» RAW RECORDS:
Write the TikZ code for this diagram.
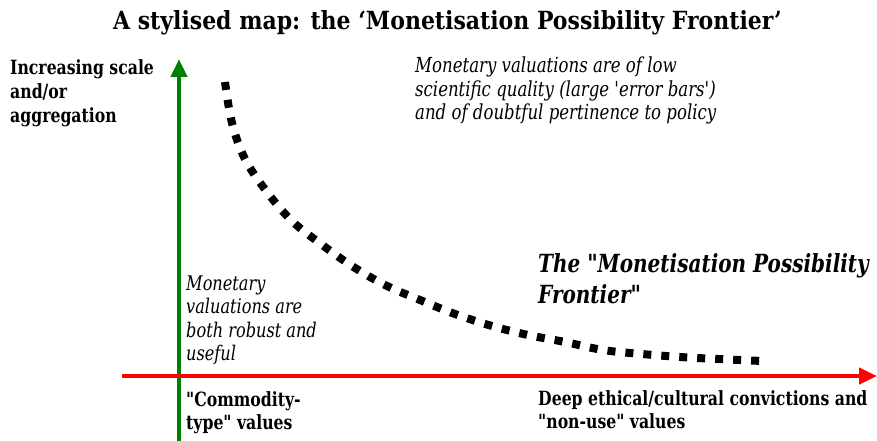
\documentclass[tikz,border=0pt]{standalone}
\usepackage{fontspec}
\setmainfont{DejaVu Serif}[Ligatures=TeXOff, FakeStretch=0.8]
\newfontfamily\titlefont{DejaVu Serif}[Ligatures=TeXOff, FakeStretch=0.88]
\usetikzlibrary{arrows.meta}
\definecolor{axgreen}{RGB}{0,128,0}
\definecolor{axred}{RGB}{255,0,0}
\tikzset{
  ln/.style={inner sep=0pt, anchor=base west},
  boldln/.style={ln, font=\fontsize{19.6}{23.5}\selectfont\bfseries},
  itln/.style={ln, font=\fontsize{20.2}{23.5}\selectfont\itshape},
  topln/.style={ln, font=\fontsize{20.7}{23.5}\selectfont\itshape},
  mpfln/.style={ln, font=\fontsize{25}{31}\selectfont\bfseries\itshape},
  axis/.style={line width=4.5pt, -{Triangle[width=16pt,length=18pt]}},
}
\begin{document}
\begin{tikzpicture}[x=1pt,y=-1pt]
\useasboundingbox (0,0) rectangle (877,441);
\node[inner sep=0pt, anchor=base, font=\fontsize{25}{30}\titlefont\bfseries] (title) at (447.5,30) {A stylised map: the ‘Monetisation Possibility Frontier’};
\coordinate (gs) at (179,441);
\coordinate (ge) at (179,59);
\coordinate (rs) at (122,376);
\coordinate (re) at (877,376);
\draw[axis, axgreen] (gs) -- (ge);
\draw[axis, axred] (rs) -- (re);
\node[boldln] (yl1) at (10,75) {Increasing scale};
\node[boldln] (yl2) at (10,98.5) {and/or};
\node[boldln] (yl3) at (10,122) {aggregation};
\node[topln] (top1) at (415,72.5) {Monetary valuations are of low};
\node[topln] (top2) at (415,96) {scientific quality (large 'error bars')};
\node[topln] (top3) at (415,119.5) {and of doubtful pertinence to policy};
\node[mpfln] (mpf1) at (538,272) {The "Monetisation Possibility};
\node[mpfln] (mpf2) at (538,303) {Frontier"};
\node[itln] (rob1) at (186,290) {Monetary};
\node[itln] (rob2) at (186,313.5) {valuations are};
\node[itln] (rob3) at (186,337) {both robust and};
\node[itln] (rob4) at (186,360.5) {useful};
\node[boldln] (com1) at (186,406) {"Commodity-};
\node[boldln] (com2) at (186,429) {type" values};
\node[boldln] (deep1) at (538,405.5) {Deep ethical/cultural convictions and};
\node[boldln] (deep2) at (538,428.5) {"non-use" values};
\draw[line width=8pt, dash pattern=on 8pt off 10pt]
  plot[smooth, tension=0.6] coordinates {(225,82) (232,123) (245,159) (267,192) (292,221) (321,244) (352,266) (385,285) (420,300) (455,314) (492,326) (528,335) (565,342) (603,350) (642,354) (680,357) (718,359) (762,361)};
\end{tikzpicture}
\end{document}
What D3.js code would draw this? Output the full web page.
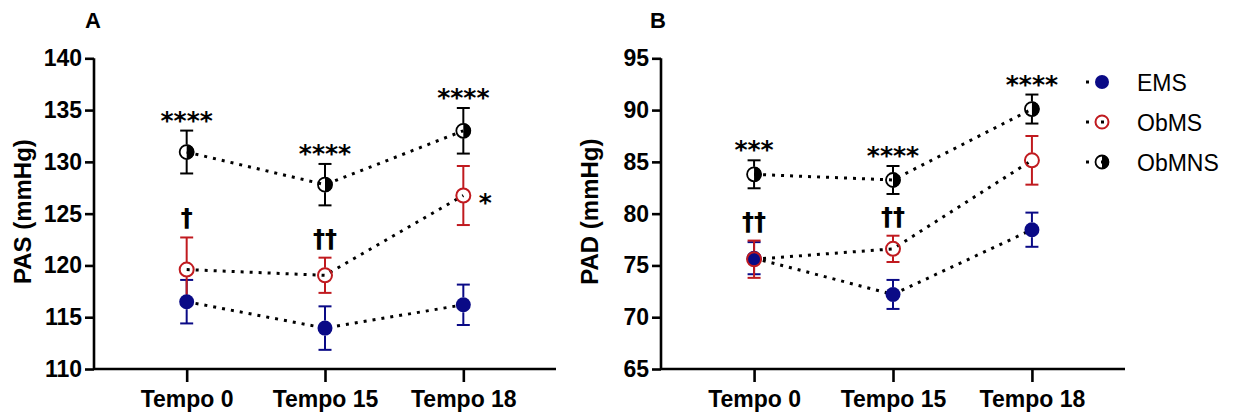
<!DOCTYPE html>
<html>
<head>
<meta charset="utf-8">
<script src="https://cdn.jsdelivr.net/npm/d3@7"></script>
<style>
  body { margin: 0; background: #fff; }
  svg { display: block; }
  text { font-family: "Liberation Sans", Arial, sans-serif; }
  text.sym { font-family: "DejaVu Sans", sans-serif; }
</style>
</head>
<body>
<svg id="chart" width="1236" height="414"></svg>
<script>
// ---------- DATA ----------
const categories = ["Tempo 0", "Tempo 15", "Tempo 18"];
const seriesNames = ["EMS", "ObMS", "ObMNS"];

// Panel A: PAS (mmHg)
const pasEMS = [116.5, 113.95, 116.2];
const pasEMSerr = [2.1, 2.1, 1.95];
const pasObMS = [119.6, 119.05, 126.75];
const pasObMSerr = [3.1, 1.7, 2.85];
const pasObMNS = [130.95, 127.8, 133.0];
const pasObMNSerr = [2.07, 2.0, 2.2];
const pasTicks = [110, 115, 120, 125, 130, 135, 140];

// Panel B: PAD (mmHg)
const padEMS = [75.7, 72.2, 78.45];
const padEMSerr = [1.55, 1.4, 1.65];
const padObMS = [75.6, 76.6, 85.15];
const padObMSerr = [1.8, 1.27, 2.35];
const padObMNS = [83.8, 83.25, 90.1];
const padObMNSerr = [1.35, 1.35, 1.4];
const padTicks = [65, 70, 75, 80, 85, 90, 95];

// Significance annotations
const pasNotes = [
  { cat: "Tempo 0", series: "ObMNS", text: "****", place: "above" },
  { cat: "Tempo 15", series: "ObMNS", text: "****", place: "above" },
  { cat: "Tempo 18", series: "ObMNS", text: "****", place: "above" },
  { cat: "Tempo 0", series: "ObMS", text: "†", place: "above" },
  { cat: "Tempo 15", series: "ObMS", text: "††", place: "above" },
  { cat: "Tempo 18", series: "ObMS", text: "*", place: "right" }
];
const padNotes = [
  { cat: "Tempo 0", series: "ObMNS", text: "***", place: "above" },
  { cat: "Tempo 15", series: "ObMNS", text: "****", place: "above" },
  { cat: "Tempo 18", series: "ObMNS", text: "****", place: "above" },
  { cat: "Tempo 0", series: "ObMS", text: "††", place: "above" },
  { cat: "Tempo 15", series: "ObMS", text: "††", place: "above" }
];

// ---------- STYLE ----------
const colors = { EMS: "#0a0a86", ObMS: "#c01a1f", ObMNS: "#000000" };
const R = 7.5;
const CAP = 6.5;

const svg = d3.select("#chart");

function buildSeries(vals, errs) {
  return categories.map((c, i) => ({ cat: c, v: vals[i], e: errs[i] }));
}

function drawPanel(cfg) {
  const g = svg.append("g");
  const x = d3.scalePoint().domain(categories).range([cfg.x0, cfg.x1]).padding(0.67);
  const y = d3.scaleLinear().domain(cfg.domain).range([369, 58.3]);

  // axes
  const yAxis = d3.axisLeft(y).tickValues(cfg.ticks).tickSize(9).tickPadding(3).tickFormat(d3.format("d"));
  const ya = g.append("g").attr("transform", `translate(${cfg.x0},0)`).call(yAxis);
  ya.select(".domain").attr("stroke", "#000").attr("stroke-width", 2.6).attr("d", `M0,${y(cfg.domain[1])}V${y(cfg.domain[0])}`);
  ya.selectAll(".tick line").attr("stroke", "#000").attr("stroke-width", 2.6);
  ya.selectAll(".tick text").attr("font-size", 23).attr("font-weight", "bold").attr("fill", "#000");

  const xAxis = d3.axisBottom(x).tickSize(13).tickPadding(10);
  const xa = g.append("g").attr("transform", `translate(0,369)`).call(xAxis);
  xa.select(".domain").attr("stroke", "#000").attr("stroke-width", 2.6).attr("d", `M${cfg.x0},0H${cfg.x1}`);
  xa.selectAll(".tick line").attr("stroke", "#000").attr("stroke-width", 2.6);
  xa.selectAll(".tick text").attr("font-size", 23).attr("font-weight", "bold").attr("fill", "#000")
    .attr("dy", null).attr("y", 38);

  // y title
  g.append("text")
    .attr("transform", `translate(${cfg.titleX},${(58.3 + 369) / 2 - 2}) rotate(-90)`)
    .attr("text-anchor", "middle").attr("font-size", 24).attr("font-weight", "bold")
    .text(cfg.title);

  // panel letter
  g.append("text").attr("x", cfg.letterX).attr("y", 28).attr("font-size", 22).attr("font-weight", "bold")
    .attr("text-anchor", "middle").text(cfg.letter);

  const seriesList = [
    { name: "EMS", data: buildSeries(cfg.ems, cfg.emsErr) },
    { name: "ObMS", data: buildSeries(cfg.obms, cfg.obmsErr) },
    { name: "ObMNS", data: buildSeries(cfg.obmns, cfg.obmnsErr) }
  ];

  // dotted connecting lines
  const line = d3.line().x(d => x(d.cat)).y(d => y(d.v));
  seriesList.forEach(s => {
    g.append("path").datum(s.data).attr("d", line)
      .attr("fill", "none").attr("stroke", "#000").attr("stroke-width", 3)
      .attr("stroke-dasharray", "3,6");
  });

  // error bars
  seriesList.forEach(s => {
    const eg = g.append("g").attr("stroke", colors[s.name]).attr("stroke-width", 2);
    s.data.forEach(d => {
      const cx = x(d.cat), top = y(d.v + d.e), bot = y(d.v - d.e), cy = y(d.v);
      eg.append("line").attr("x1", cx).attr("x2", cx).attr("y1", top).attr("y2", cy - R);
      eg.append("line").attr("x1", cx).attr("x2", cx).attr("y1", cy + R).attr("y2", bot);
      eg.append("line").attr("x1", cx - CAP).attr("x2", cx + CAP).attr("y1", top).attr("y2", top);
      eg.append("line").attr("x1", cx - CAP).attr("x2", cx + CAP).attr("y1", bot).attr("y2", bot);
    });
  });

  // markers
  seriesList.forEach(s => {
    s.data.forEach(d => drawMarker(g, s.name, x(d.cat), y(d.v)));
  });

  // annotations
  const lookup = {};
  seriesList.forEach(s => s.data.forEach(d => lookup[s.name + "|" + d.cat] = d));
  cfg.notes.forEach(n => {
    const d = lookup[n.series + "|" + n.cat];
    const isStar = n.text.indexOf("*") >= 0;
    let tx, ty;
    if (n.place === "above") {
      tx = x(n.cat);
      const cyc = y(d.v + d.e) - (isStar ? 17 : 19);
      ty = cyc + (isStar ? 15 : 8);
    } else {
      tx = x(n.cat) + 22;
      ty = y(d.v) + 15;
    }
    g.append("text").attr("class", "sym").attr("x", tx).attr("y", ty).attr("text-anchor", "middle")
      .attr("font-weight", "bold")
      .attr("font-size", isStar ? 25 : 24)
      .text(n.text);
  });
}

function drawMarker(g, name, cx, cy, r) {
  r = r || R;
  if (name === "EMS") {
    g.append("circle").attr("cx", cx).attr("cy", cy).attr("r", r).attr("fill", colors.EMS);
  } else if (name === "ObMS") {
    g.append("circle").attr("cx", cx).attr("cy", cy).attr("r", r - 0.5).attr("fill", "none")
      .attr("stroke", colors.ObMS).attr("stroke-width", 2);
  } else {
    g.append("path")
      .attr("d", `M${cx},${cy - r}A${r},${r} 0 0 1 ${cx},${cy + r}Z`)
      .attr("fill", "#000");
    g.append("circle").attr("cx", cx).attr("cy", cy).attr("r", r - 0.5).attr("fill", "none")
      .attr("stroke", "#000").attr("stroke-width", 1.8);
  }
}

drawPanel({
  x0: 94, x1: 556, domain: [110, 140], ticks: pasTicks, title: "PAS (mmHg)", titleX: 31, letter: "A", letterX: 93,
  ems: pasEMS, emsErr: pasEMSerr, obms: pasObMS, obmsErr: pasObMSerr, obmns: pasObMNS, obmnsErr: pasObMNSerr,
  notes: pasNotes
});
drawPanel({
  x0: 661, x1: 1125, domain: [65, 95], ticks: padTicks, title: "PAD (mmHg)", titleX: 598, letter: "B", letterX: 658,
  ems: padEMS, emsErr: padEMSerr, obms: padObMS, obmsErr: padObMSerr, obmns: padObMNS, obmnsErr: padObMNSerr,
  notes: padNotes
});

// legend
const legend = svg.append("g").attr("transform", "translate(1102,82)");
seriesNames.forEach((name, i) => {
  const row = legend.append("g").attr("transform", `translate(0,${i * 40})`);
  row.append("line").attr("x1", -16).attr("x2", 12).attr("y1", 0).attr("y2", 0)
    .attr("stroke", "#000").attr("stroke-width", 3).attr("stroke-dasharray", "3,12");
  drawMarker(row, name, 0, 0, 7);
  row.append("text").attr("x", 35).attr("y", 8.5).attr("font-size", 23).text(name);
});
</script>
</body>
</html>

» PROBLEM REQUIREMENTS: Up in the listing, locate the line with "What D3.js code"; print it and every line after it down to the line with "const pasTicks = [110, 115, 120, 125, 130, 135, 140];", which is included too. Skip the pictures.

» REPLY TO THE EXERCISE:
What D3.js code would draw this? Output the full web page.
<!DOCTYPE html>
<html>
<head>
<meta charset="utf-8">
<script src="https://cdn.jsdelivr.net/npm/d3@7"></script>
<style>
  body { margin: 0; background: #fff; }
  svg { display: block; }
  text { font-family: "Liberation Sans", Arial, sans-serif; }
  text.sym { font-family: "DejaVu Sans", sans-serif; }
</style>
</head>
<body>
<svg id="chart" width="1236" height="414"></svg>
<script>
// ---------- DATA ----------
const categories = ["Tempo 0", "Tempo 15", "Tempo 18"];
const seriesNames = ["EMS", "ObMS", "ObMNS"];

// Panel A: PAS (mmHg)
const pasEMS = [116.5, 113.95, 116.2];
const pasEMSerr = [2.1, 2.1, 1.95];
const pasObMS = [119.6, 119.05, 126.75];
const pasObMSerr = [3.1, 1.7, 2.85];
const pasObMNS = [130.95, 127.8, 133.0];
const pasObMNSerr = [2.07, 2.0, 2.2];
const pasTicks = [110, 115, 120, 125, 130, 135, 140];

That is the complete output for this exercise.